▶ **Exercise directions**: Omitting the pictures, copy exactly each line from the one containing "Rebuild this chart" up to and including the one containing "10.4, 19.8, 22.4, 26.0, 29.8, 32.5, 35.0];".

[start Entries]

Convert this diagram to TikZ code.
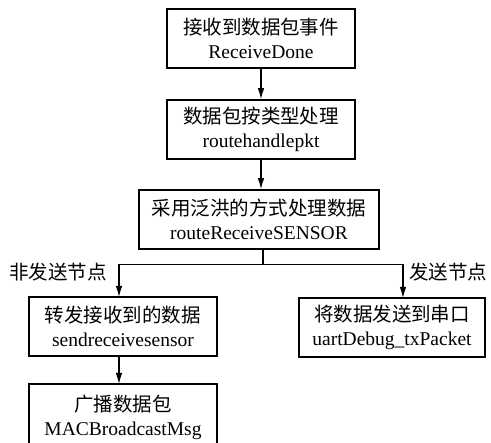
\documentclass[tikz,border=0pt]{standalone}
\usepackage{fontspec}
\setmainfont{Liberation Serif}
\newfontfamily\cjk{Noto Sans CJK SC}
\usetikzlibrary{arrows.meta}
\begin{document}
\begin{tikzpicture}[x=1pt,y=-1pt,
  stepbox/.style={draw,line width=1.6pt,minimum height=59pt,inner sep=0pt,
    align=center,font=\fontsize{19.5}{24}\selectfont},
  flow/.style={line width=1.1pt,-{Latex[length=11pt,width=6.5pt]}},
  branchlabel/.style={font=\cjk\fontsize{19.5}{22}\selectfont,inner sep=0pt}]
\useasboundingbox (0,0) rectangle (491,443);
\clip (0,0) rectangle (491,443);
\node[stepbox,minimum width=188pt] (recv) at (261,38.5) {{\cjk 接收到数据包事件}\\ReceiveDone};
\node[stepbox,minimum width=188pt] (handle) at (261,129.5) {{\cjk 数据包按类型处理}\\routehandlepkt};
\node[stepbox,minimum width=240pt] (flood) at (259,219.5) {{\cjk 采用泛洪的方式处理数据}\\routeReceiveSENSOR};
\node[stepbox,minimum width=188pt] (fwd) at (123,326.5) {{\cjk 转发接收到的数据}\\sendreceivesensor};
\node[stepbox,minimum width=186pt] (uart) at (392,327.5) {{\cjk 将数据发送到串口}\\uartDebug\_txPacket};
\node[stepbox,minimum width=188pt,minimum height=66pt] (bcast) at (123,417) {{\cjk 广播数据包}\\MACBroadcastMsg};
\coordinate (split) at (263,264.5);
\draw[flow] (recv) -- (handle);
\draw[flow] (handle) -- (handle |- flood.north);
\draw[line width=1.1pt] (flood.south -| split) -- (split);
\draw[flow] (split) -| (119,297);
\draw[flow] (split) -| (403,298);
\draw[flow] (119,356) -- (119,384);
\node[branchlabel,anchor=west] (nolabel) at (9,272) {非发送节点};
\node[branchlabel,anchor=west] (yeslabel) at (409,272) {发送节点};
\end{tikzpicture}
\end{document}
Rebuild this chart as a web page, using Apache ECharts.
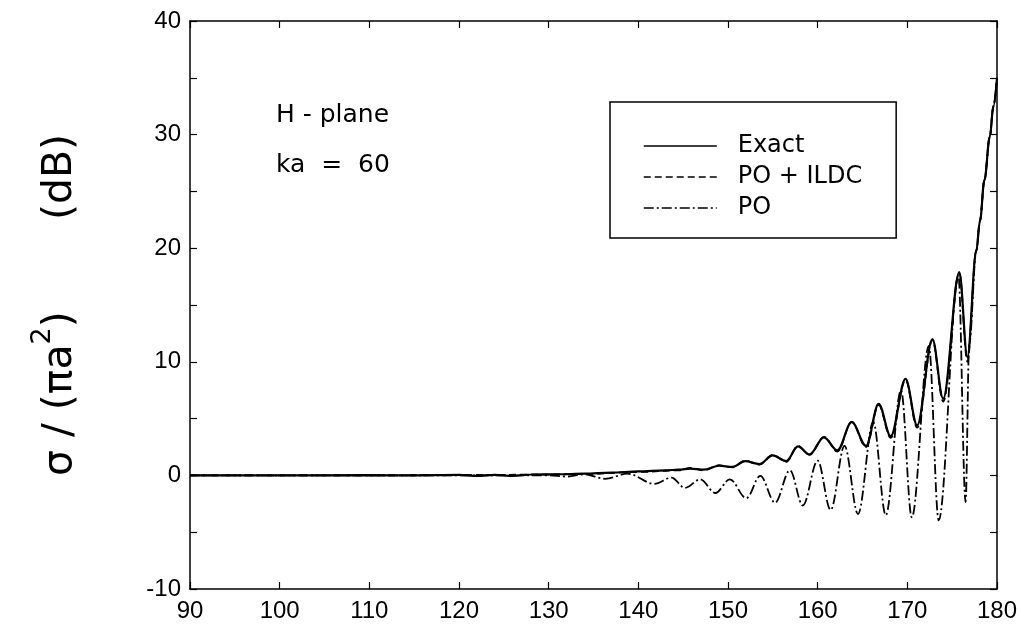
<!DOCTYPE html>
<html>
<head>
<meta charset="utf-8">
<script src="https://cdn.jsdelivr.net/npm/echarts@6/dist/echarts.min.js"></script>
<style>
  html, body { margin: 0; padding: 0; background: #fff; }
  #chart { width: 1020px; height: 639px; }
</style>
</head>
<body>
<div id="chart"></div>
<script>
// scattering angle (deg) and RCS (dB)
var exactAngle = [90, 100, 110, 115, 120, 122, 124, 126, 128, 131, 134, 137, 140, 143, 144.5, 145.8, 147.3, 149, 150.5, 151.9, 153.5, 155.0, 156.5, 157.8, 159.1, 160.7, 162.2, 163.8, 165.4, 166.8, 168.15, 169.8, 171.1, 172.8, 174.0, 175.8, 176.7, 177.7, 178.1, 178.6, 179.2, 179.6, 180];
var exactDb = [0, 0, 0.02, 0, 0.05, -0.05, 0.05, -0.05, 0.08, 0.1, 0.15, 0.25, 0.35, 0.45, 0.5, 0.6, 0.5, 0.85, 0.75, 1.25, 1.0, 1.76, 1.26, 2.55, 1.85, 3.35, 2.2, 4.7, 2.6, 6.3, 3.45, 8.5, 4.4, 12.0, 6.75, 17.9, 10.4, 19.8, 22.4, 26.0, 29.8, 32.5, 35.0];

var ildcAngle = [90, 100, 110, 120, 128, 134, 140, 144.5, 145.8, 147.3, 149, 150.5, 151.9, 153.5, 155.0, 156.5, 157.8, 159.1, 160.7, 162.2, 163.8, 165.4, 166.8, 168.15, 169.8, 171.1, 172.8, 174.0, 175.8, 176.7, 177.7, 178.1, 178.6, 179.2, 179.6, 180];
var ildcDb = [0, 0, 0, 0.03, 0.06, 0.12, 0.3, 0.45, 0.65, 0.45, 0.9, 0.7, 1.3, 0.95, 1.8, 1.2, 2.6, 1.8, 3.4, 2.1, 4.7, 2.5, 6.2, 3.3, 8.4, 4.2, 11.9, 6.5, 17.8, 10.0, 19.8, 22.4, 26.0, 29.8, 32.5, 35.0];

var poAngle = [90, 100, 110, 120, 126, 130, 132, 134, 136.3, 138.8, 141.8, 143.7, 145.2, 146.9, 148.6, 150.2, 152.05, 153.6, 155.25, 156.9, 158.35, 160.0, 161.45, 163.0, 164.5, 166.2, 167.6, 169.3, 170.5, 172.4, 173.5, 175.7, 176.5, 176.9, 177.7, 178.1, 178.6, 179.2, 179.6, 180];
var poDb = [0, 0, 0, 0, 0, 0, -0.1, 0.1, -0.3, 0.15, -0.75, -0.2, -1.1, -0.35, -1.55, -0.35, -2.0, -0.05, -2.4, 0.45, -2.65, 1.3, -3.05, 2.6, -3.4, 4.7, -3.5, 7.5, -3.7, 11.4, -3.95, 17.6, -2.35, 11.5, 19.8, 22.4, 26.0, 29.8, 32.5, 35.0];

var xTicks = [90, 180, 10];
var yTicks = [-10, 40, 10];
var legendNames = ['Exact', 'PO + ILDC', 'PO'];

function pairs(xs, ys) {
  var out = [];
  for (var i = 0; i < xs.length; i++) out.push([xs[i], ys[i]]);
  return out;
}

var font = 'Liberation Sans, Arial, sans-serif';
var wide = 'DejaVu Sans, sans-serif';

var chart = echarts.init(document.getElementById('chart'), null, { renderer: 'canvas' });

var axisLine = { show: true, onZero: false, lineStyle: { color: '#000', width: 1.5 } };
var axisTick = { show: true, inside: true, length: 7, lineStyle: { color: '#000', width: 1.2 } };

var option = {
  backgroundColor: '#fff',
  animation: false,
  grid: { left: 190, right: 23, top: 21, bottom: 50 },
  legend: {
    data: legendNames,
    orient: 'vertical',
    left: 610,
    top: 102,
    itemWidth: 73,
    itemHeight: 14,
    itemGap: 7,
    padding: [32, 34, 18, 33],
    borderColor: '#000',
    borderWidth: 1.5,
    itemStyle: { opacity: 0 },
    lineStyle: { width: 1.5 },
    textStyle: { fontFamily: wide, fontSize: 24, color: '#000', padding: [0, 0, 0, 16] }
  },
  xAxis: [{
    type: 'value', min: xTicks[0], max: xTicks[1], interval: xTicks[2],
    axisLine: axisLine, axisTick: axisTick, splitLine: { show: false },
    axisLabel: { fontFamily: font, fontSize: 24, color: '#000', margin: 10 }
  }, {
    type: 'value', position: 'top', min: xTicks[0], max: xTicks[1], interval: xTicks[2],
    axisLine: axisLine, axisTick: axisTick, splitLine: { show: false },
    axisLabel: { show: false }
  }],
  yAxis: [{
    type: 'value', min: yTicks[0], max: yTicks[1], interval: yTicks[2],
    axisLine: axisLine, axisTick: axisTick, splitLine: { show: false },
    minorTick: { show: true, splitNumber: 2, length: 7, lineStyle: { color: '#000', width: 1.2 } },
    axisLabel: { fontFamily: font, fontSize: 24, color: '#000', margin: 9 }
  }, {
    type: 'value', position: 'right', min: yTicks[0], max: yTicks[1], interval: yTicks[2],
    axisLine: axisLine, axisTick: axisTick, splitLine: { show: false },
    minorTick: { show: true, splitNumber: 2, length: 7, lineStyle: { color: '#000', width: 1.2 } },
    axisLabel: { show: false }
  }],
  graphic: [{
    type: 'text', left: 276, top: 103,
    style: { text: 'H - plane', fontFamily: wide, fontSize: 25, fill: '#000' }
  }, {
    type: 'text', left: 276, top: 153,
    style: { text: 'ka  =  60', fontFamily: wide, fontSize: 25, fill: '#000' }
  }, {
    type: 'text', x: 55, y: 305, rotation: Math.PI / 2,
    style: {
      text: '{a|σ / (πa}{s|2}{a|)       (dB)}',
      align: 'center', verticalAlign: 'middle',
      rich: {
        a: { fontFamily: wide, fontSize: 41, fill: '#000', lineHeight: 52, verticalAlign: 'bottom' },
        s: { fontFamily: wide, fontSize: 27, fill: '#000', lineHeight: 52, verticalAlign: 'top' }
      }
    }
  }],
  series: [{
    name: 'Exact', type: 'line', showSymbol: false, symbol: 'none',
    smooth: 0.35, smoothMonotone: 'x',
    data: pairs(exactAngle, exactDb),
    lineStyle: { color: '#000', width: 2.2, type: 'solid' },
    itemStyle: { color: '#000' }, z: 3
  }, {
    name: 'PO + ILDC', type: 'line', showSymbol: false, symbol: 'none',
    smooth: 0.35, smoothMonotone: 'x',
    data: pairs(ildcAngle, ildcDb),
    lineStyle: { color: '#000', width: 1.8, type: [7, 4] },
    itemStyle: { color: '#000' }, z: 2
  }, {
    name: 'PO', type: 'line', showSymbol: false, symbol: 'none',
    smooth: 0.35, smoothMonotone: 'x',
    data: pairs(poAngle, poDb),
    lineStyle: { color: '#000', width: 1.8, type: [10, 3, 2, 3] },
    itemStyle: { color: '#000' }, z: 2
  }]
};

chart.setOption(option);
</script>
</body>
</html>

[end Entries]

▶ **Correct response**:
Rebuild this chart as a web page, using Apache ECharts.
<!DOCTYPE html>
<html>
<head>
<meta charset="utf-8">
<script src="https://cdn.jsdelivr.net/npm/echarts@6/dist/echarts.min.js"></script>
<style>
  html, body { margin: 0; padding: 0; background: #fff; }
  #chart { width: 1020px; height: 639px; }
</style>
</head>
<body>
<div id="chart"></div>
<script>
// scattering angle (deg) and RCS (dB)
var exactAngle = [90, 100, 110, 115, 120, 122, 124, 126, 128, 131, 134, 137, 140, 143, 144.5, 145.8, 147.3, 149, 150.5, 151.9, 153.5, 155.0, 156.5, 157.8, 159.1, 160.7, 162.2, 163.8, 165.4, 166.8, 168.15, 169.8, 171.1, 172.8, 174.0, 175.8, 176.7, 177.7, 178.1, 178.6, 179.2, 179.6, 180];
var exactDb = [0, 0, 0.02, 0, 0.05, -0.05, 0.05, -0.05, 0.08, 0.1, 0.15, 0.25, 0.35, 0.45, 0.5, 0.6, 0.5, 0.85, 0.75, 1.25, 1.0, 1.76, 1.26, 2.55, 1.85, 3.35, 2.2, 4.7, 2.6, 6.3, 3.45, 8.5, 4.4, 12.0, 6.75, 17.9, 10.4, 19.8, 22.4, 26.0, 29.8, 32.5, 35.0];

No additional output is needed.